Dungeon Dive Video Archive Update

Shadows of Brimstone: The Final Descent (Part V)

The mines grow silent. After thirty-one numbered parts, three solo RPG sessions, two retrospectives, and a wrap-up, the Shadows of Brimstone deep dive has been fully excavated — every last video committed to the archive.

Part V opens where Part IV left off: at the surface. The Wrap Up bids farewell to the series with a love letter to the weird western genre — Lonesome Dove invoked as the American Lord of the Rings, splatter westerns recommended, and a Ninja Clan deluxe pack given away to the faithful. Daniel counsels future collectors: be more selective, skip the sleeves, play subsets.

Then, a year and a half later, the series resurrects itself. The Solo RPG trilogy transforms Shadows of Brimstone into something its designers never quite intended. Episode 1 conjures a haunted town, a possessed preacher, and a homebrew Oracle system from whole cloth. Episode 2 follows a zombie to a standing stone where the restless dead congregate — narrative dots connected between random encounters with the quiet satisfaction of a conspiracy theorist who turns out to be right. Episode 3 delivers the climax: a Dark Tower gunfight in the streets of Fringe, Eli casting the exorcism on a clutch six, and the philosophical admission that in seven and a half hours of play, exactly one dungeon was crawled. The map tiles go to the attic. The stories remain.

Gates of Valhalla marks the series’ return to proper product examination — a retail core set sent by Flying Frog themselves after discovering the deep dive. Viking rage mechanics, upgradeable camps, and a hunting mini-game sit alongside the familiar criticism: not enough enemy variety in the base box. Daniel supplements with eleven enemy groups from his collection before declaring the theme well-captured.

The two 2024 retrospectives — The Bestiary, Part 1 and Part 2 — celebrate the one thing Daniel loves most: the sheer variety of enemies. Robots alongside demons, tribal warriors next to void aliens, each with abilities that demand different tactics. It is, he argues, what most dungeon crawlers get wrong and Shadows of Brimstone gets spectacularly right.

The Expedition Log:

Something New

One new video slipped in alongside the final batch: Fortune and Glory / Conquest of Planet Earth micro expansions, evaluating Flying Frog’s $12.50 card packs. The Conquest aliens — paranoia-inducing Red Menace, diplomatic Horrogoth, exponentially-multiplying Santory Mutant Men — fare better than the modest Fortune and Glory supplements. Wait for the sale.

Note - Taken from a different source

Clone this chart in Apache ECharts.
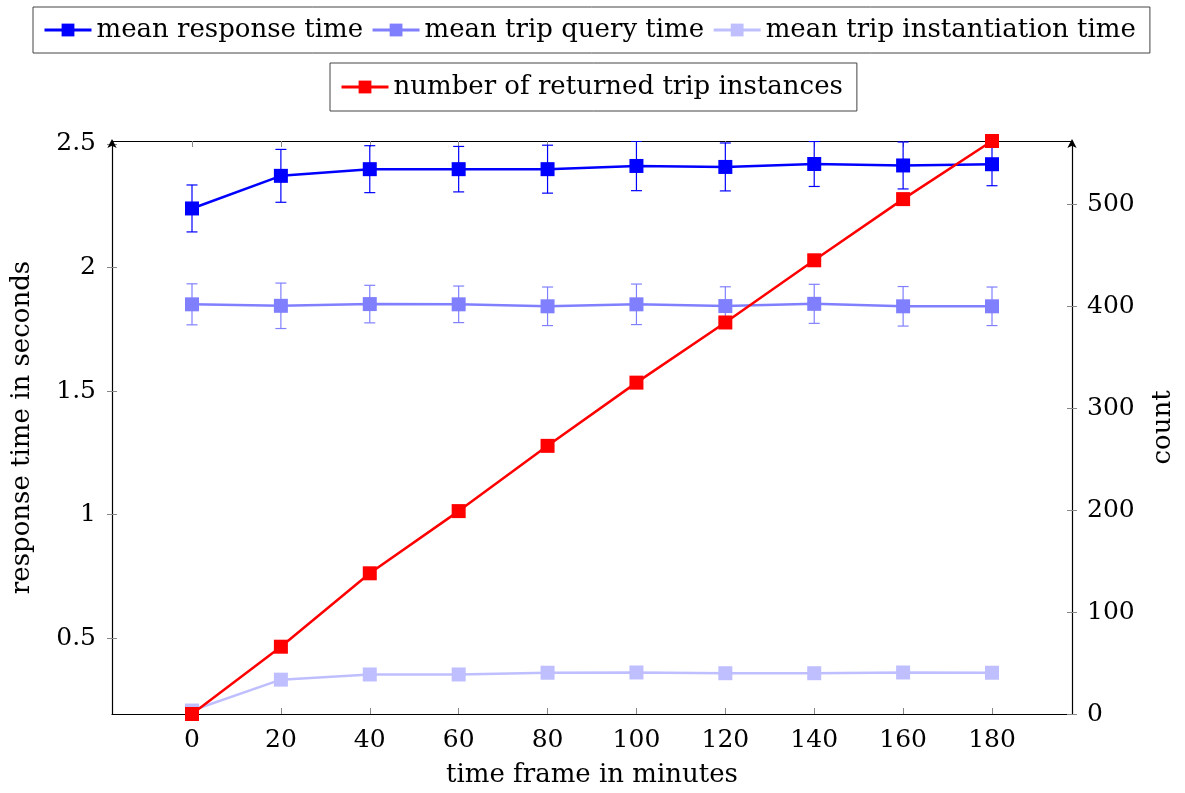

Eight entries filed. Shadows of Brimstone series complete — all 38 videos archived across five Keeper posts. Thirty-one numbered deep-dive parts, three solo RPG experiments, two retrospectives, a wrap-up, and a final micro-expansion review. The mines of Brimstone are mapped, the hex crawl charted, the bestiary catalogued.

295 transcripts • 374 posts archived

– The Keeper
Observes that Daniel spent seven and a half hours playing Shadows of Brimstone, entered one dungeon, and declared it the best experience he’d ever had with the game. Some adventures, it seems, were always about the road.